There are also doubts about whether and under what circumstances women could attend university in Afghanistan, and warnings that they should not go to work because they might be mistreated by Taliban fighters.

Women journalists have disappeared from news organisations and questions loomed over whether women would be allowed to play sports. Earlier this month, women were beaten by Taliban enforcers while protesting for their rights.

“There’s a very long list and it’s pretty relentless,” says Barr, speaking on the phone from Islamabad. “Every day or so there’s some indication that there’s no Taliban 2.0.”

Taliban leaders have argued that the country can ill afford to allow demonstrations for women’s rights or a divisive debate about women’s role in society while they are still trying to stabilise the country following the collapse last month of the western-backed government.

But far-right authoritarian regimes have for decades sacrificed women’s rights for the sake of what they describe as “stability”. That is what appears to be happening in Afghanistan following the takeover of the country by the fundamentalist Taliban organisation. But what has been incredibly cynical is the willingness of the international community to embrace the Taliban regardless of its treatment of half the population.

Afghanistan’s neighbours including Pakistan, Iran, China, Turkey, Russia and even long-time Taliban foe India are practically tripping over each other trying to get into the good graces of Kabul’s new masters. Pakistan, which has a long and tangled relationship with the Taliban, has been blatantly shilling for the group, excusing its excesses, lest the country fall apart and become a haven for the very same terrorist networks the Taliban has regularly aligned with.

“You cannot impose women’s rights from abroad,” Pakistani prime minister Imran Khan said in an interview with CNN last week. “Rather than sitting here and thinking that we can control them, we should incentivise them.”

But the Taliban may have little incentive to change its ways on women when so many regional powers are so eager to do business with it. Many may also consider it insulting to trivialise women’s rights and suggest that the international community should try to bribe the Taliban to fulfill its own obligations. Afghanistan is a fully ratified member of the 1979 international treaty on women’s equality, which forbids “discrimination against women in all its forms” regardless of dubious worries about instability.

“What kind of stability is it where half the population is hiding inside their homes and has lost its rights,” says Barr. “To treat the issue of women’s rights as a minor detail that can be dealt with later is profoundly misogynist.”

There were many missteps during Afghanistan’s 20-year experiment in western-backed pluralism. But there was also much progress when it came to empowering women.

Some journalists in recent weeks have misguidedly argued that the advances in women’s rights came almost exclusively in the cities, at the expense of lost security for women in rural areas where the Taliban’s values are not so alien.
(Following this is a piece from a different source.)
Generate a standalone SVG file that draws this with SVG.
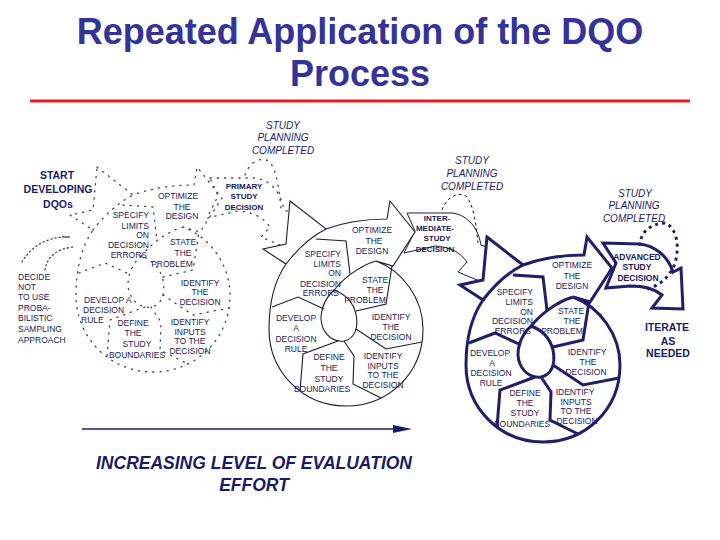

But that ignores the fact that it was those stretches either controlled or contested by the Taliban where women were held back. The delineation between urban and rural Afghanistan has also become far more murky over the last 20 years as the country’s road and communications networks have improved. Women in the cities often travel to their ancestral villages. Women in the countryside visit relatives or conduct business in the cities.

The US and its allies botched their 20-year attempt to help build a sustainable Afghan state in part because of failures to understand the country and listen to ordinary people. It’s important now that world powers do not repeat the same mistake by ignoring the voices of Afghan women.